The Pope set aside his text and recalled two great confessors whose testimonies he still carries in his heart. One was a 93-year old priest, Father Aristi, who was the confessor of all the clergy in Buenos Aires. Even the lay people, including himself, went to him.
One Easter Sunday, the future pope came to know Fr. Aristi had died and his coffin was in the basilica with only two old ladies praying the rosary. He felt pained that the man who forgave the sins of so many had no flowers at his funeral.
So the Pope bought flowers and while arranging them noticed Fr. Aristi’s rosary and wanted to have its cross. The Pope said, “I stole the cross of the rosary, praying to him, ‘Give me half of your mercy”, thinking of Elijah and Elisha.” Pope Francis said he asked for that grace and still carries the crucifix with him always.
The other testimony is of a 96-year-old Capuchin priest, who still continues to hear confessions at the Shrine of Our Lady of Pompeii in Buenos Aires.
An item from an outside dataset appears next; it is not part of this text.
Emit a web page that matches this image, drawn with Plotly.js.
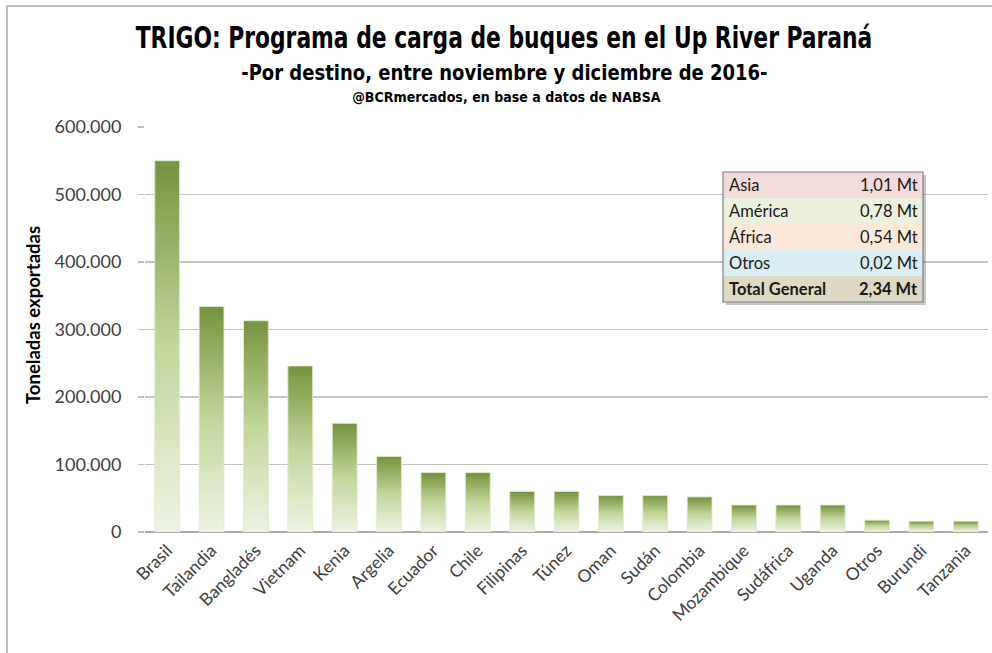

At his confessional, there is always a long queue of priests, bishops, nuns, young people, old people, poor people, rich people, everyone …
One day, the priest came to Pope Francis, who was then Archbishop of Pompei, asking him to be relieved of “this torture”. When the Pope asked why, he answered, “You know I always forgive, I forgive everything, I forgive too much. Sometimes I feel the scruples.” So the Pope asked him what he does when he feels the scruples. The Capuchin priest said he goes to the chapel and asks the Lord for forgiveness. “But immediately I feel something inside: ‘But be careful Lord, because it was You who gave me the bad example’.”
In conclusion, Pope Francis reminded the Apostolic Penitentiary of the 2025 Jubilee Year. He said that penitence is the “profound nucleus” of every Jubilee, and hence they should take care to make the Holy Year as fruitful as possible, so that God’s mercy may reach everywhere and to everyone.